- **AIM OF THE TASK**: Search the data for the string "this" and extract every line where it appears.

- **RECORDS PROVIDED**:
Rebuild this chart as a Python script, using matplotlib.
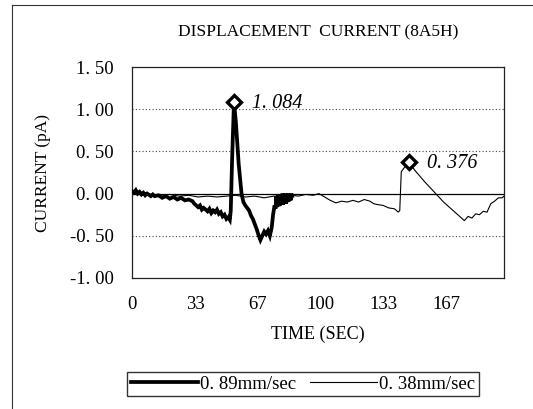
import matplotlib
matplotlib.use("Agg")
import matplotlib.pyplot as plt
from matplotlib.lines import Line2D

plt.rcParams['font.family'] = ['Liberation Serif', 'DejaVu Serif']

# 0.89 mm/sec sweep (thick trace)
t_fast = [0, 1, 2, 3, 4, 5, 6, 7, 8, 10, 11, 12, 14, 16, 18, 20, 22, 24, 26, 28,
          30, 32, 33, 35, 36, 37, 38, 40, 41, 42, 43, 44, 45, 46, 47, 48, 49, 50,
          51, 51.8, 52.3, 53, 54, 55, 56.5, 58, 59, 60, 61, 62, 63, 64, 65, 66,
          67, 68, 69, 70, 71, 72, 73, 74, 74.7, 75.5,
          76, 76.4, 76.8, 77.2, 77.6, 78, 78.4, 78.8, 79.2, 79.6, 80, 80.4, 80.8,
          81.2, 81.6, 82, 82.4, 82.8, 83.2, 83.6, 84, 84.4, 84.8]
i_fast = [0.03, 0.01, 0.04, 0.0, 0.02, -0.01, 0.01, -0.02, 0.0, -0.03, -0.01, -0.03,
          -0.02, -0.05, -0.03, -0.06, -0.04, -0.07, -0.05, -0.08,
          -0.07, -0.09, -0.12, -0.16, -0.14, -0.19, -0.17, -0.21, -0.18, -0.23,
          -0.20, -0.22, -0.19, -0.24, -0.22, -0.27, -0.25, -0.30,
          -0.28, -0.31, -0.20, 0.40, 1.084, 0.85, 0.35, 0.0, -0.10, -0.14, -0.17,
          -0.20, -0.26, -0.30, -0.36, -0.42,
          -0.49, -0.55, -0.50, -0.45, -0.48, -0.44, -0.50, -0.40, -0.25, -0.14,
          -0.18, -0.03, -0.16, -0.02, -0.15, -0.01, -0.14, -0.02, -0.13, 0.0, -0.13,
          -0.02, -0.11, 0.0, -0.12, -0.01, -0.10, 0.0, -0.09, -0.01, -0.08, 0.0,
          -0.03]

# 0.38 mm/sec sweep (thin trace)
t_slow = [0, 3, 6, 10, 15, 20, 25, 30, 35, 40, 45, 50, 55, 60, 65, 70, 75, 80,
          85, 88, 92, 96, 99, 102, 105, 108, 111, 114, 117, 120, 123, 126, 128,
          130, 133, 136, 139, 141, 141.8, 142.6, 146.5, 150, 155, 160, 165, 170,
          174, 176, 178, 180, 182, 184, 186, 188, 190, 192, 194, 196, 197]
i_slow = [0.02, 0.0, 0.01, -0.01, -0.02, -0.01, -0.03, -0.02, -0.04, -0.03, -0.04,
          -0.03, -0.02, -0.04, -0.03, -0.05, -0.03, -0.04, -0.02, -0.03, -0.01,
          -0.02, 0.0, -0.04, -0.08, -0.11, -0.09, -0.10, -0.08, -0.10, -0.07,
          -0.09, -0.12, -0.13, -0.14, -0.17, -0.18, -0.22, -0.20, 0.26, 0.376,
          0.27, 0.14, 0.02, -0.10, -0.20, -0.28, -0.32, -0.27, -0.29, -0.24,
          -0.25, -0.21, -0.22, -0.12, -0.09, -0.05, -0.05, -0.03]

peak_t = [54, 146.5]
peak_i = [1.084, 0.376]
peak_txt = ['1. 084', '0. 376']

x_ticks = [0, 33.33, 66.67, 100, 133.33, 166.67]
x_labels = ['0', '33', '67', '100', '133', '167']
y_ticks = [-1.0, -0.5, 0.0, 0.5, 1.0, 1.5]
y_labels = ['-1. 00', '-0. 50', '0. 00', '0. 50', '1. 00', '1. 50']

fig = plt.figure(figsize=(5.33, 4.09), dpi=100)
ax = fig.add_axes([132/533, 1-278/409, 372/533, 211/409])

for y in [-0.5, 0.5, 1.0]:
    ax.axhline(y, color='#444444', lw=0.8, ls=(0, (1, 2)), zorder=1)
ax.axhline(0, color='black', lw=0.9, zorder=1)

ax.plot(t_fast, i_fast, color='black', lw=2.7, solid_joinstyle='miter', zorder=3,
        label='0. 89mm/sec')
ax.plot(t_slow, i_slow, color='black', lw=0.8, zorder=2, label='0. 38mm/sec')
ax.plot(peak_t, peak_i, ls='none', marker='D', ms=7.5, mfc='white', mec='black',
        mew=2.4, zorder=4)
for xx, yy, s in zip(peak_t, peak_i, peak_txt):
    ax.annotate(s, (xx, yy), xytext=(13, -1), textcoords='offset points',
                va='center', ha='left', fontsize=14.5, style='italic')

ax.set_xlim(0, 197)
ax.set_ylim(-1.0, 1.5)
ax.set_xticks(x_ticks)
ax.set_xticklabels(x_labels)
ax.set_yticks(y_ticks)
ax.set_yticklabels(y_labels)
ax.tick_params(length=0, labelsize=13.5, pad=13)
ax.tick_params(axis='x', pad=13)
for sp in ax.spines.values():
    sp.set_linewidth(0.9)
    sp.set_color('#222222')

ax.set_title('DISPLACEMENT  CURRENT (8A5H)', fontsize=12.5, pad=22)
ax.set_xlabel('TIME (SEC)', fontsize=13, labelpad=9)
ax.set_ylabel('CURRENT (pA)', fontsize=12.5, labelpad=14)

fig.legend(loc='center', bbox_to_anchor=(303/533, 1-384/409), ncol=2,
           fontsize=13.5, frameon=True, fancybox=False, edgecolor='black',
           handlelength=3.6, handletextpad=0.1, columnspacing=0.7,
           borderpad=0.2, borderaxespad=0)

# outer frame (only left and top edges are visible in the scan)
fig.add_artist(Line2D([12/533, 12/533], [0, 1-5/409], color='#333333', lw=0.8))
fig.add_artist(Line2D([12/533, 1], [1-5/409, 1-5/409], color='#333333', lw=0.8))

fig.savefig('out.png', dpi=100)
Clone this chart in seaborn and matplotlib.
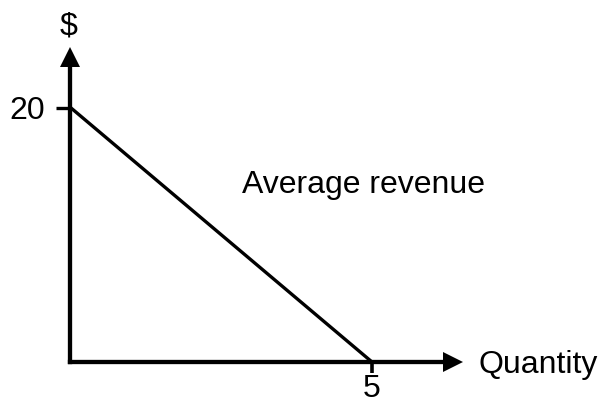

- **THE OUTPUT**:
Rebuild this chart as a Python script, using matplotlib.
Clone this chart in seaborn and matplotlib.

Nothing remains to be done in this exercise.